Aussitôt les Baraques dépassées, les clairs horizons du Vercors font place à l’abîme. Par des tunnels, des galeries, des encorbellements, on entre dans le couloir formé par la montagne de l’Allier et les rochers d’Échevis. La fissure est si étroite qu’à peine distingue-t-on le ciel, mince bande d’azur souvent masquée par les broussailles accrochées aux aspérités de la falaise. Un grand murmure monte dans la gorge, c’est la Vernaison qui se brise dans les rochers et forme d’admirables cascades. La plus grande de ces chutes, haute de 80 mètres, est une sorte d’escalier fait de roches moussues entre lesquelles passent les eaux écume uses.

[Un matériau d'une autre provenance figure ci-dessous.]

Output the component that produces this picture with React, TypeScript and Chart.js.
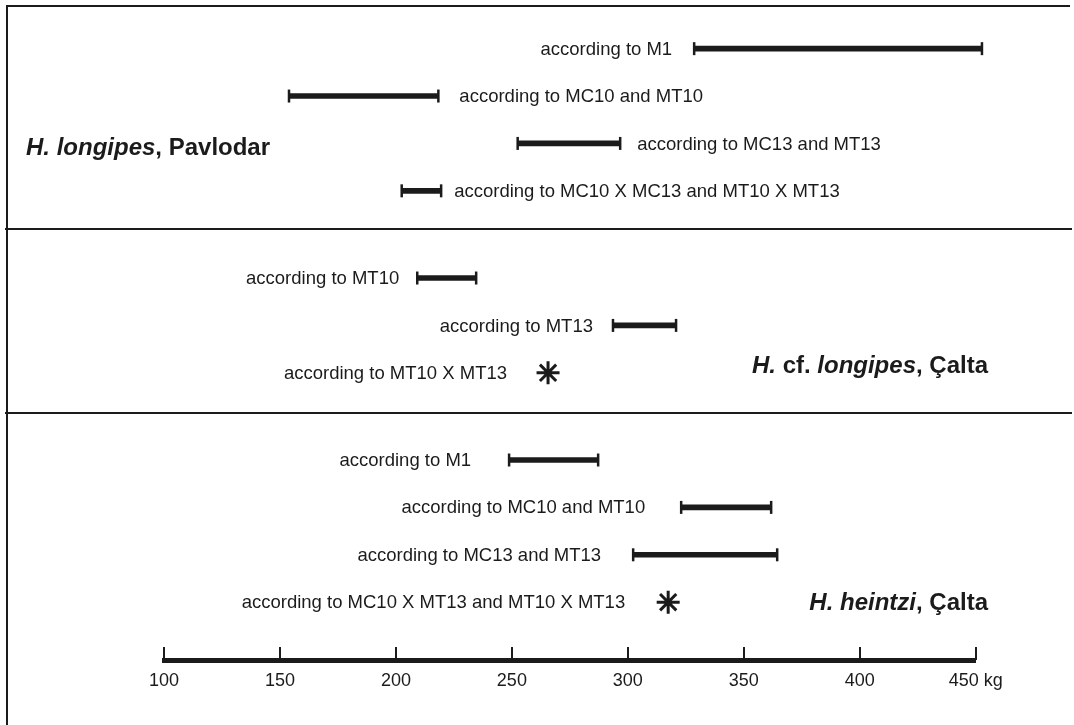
import React, { useEffect, useRef } from 'react';
import { Chart, registerables } from 'chart.js';

Chart.register(...registerables);

// ---------------- data ----------------
const X_MIN = 100;
const X_MAX = 450;
const X_STEP = 50;
const X_UNIT = 'kg';

const rowLabels = [
  'according to M1',
  'according to MC10 and MT10',
  'according to MC13 and MT13',
  'according to MC10 X MC13 and MT10 X MT13',
  'according to MT10',
  'according to MT13',
  'according to MT10 X MT13',
  'according to M1',
  'according to MC10 and MT10',
  'according to MC13 and MT13',
  'according to MC10 X MT13 and MT10 X MT13',
];
const rowPanel = [0, 0, 0, 0, 1, 1, 1, 2, 2, 2, 2];
const rangeLow: (number | null)[] = [328.6, 153.9, 252.5, 202.5, 209.2, 293.6, null, 248.8, 323.0, 302.3, null];
const rangeHigh: (number | null)[] = [452.7, 218.3, 296.7, 219.5, 234.6, 320.8, null, 287.2, 361.8, 364.4, null];
const singleValue: (number | null)[] = [null, null, null, null, null, null, 265.6, null, null, null, 317.4];

type Seg = { t: string; italic: boolean };
const panelTitles: Seg[][] = [
  [{ t: 'H. longipes', italic: true }, { t: ', Pavlodar', italic: false }],
  [{ t: 'H.', italic: true }, { t: ' cf. ', italic: false }, { t: 'longipes', italic: true }, { t: ', Çalta', italic: false }],
  [{ t: 'H. heintzi', italic: true }, { t: ', Çalta', italic: false }],
];

// ---------------- layout (positions / styles) ----------------
const FONT = '"Liberation Sans", Arial, Helvetica, sans-serif';
const INK = '#1b1b1b';
const LABEL_SIZE = 18.5;
const Y_MIN = -0.9;
const Y_MAX = 12.9;
const panelStart = [0, 4.84, 8.68];
const panelSeparators = [3.806, 7.688];
const labelSide = ['left', 'right', 'right', 'right', 'left', 'left', 'left', 'left', 'left', 'left', 'left'];
const labelGap = [22, 21, 17, 13, 18, 20, 41, 38, 36, 32, 43];
const titleAlign = ['left', 'right', 'right'];
const titleX = [26, 988, 988];
const titleRow = [2.25, 6.85, 11.845];

function rowY(): number[] {
  const counts = [0, 0, 0];
  return rowPanel.map((p) => {
    const v = panelStart[p] + counts[p];
    counts[p] += 1;
    return v;
  });
}

export default function App() {
  const ref = useRef<HTMLCanvasElement | null>(null);

  useEffect(() => {
    const canvas = ref.current;
    if (!canvas) return;
    const ys = rowY();

    const barData: any[] = [];
    const capData: any[] = [];
    const starData: any[] = [];
    rowLabels.forEach((_, i) => {
      const lo = rangeLow[i];
      const hi = rangeHigh[i];
      if (lo != null && hi != null) {
        barData.push({ x: [lo, hi], y: ys[i] });
        capData.push({ x: lo, y: ys[i] });
        capData.push({ x: hi, y: ys[i] });
      }
      const s = singleValue[i];
      if (s != null) starData.push({ x: s, y: ys[i] });
    });

    const framePlugin = {
      id: 'frame',
      beforeDatasetsDraw(chart: any) {
        const { ctx, scales } = chart;
        const y = scales.y;
        ctx.save();
        ctx.strokeStyle = INK;
        ctx.lineWidth = 2;
        ctx.beginPath();
        ctx.moveTo(7, 6);
        ctx.lineTo(7, 725);
        ctx.moveTo(6, 6);
        ctx.lineTo(1070, 6);
        panelSeparators.forEach((v) => {
          const py = Math.round(y.getPixelForValue(v));
          ctx.moveTo(5, py);
          ctx.lineTo(1072, py);
        });
        ctx.stroke();
        ctx.restore();
      },
      afterDraw(chart: any) {
        const { ctx, scales, chartArea } = chart;
        const x = scales.x;
        ctx.save();
        ctx.strokeStyle = INK;
        ctx.lineWidth = 2;
        ctx.beginPath();
        x.ticks.forEach((t: any) => {
          const px = Math.round(x.getPixelForValue(t.value));
          ctx.moveTo(px, chartArea.bottom);
          ctx.lineTo(px, chartArea.bottom - 13);
        });
        ctx.stroke();
        ctx.restore();
      },
    };

    const labelPlugin = {
      id: 'rowLabels',
      afterDatasetsDraw(chart: any) {
        const { ctx, scales } = chart;
        const x = scales.x;
        const y = scales.y;
        ctx.save();
        ctx.fillStyle = INK;
        ctx.textBaseline = 'middle';
        ctx.font = `${LABEL_SIZE}px ${FONT}`;
        rowLabels.forEach((label, i) => {
          const py = y.getPixelForValue(ys[i]) + 1;
          if (labelSide[i] === 'left') {
            const anchor = rangeLow[i] != null ? rangeLow[i] : singleValue[i];
            ctx.textAlign = 'right';
            ctx.fillText(label, x.getPixelForValue(anchor) - labelGap[i], py);
          } else {
            const anchor = rangeHigh[i] != null ? rangeHigh[i] : singleValue[i];
            ctx.textAlign = 'left';
            ctx.fillText(label, x.getPixelForValue(anchor) + labelGap[i], py);
          }
        });
        // panel titles
        ctx.textBaseline = 'alphabetic';
        ctx.textAlign = 'left';
        panelTitles.forEach((segs, p) => {
          const widths = segs.map((s) => {
            ctx.font = `${s.italic ? 'italic ' : ''}bold 24px ${FONT}`;
            return ctx.measureText(s.t).width;
          });
          const total = widths.reduce((a, b) => a + b, 0);
          let cx = titleAlign[p] === 'left' ? titleX[p] : titleX[p] - total;
          const py = y.getPixelForValue(titleRow[p]);
          segs.forEach((s, k) => {
            ctx.font = `${s.italic ? 'italic ' : ''}bold 24px ${FONT}`;
            ctx.fillText(s.t, cx, py);
            cx += widths[k];
          });
        });
        ctx.restore();
      },
    };

    const chart = new Chart(canvas, {
      type: 'bar',
      data: {
        datasets: [
          {
            type: 'bar',
            label: 'range',
            data: barData,
            backgroundColor: INK,
            borderWidth: 0,
            barThickness: 5,
            clip: false as any,
          } as any,
          {
            type: 'scatter',
            label: 'caps',
            data: capData,
            pointStyle: 'line',
            rotation: 90,
            radius: 6.5,
            borderWidth: 2.5,
            borderColor: INK,
            backgroundColor: INK,
            clip: false as any,
          } as any,
          {
            type: 'scatter',
            label: 'single',
            data: starData,
            pointStyle: 'star',
            radius: 11.5,
            borderWidth: 3,
            borderColor: INK,
            backgroundColor: INK,
            clip: false as any,
          } as any,
        ],
      },
      options: {
        indexAxis: 'y',
        responsive: false,
        animation: false,
        devicePixelRatio: 1,
        events: [],
        layout: { autoPadding: false, padding: { left: 164, right: 98.3, top: 6, bottom: 23.4 } },
        plugins: { legend: { display: false }, tooltip: { enabled: false } },
        scales: {
          x: {
            type: 'linear',
            min: X_MIN,
            max: X_MAX,
            offset: false,
            grid: { display: false, drawTicks: false },
            border: { display: true, width: 5, color: INK },
            ticks: {
              stepSize: X_STEP,
              autoSkip: false,
              maxRotation: 0,
              padding: 10,
              color: INK,
              font: { family: FONT, size: 18, lineHeight: 1.2 },
              callback: (v: any) => (Number(v) === X_MAX ? `${v} ${X_UNIT}` : `${v}`),
            },
          },
          y: {
            type: 'linear',
            min: Y_MIN,
            max: Y_MAX,
            offset: false,
            grace: 0,
            reverse: true,
            display: false,
          },
        },
      } as any,
      plugins: [framePlugin, labelPlugin],
    });

    return () => chart.destroy();
  }, []);

  return (
    <div style={{ position: 'fixed', left: 0, top: 0, width: 1074, height: 725, background: '#fff' }}>
      <canvas ref={ref} width={1074} height={725} style={{ display: 'block' }} />
    </div>
  );
}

À chaque instant un tunnel masque la vue, puis on se retrouve accroché au flanc de la montagne et de nouveau on voit, au fond de l’abîme, se briser la Vernaison.

Les falaises s’écartent et font place à un bassin vert, cultivé, rempli de prairies, de vignes, de mûriers, d’arbres fruitiers. Des hameaux, une église animent cette jolie conque dite d’Échevis. On y descend par de grands lacets pour rejoindre de nouveau la Vernaison, la traverser et aborder la seconde gorge, les Petits-Goulets. Ici, les falaises n’ont pas l’élancement superbe qu’elles présentent aux Grands-Goulets, mais il n’en a pas moins fallu trouer la montagne pour construire la route. Le site est déjà très beau.

La sortie est brusque ; sans que l’on ait pu le prévoir, on est tout à coup en pleine lumière, la montagne cesse, l’air jusqu’alors froid et humide, comme comprimé, devient plus libre et doux. La vallée est large, des vergers, des vignes, des noyers, des châtaigniers, des mûriers couvrent les pentes douces. Par la splendeur de la lumière et la végétation, c’est déjà le Graisivaudan, nous sommes dans une autre petite province du Dauphiné, le Royannais.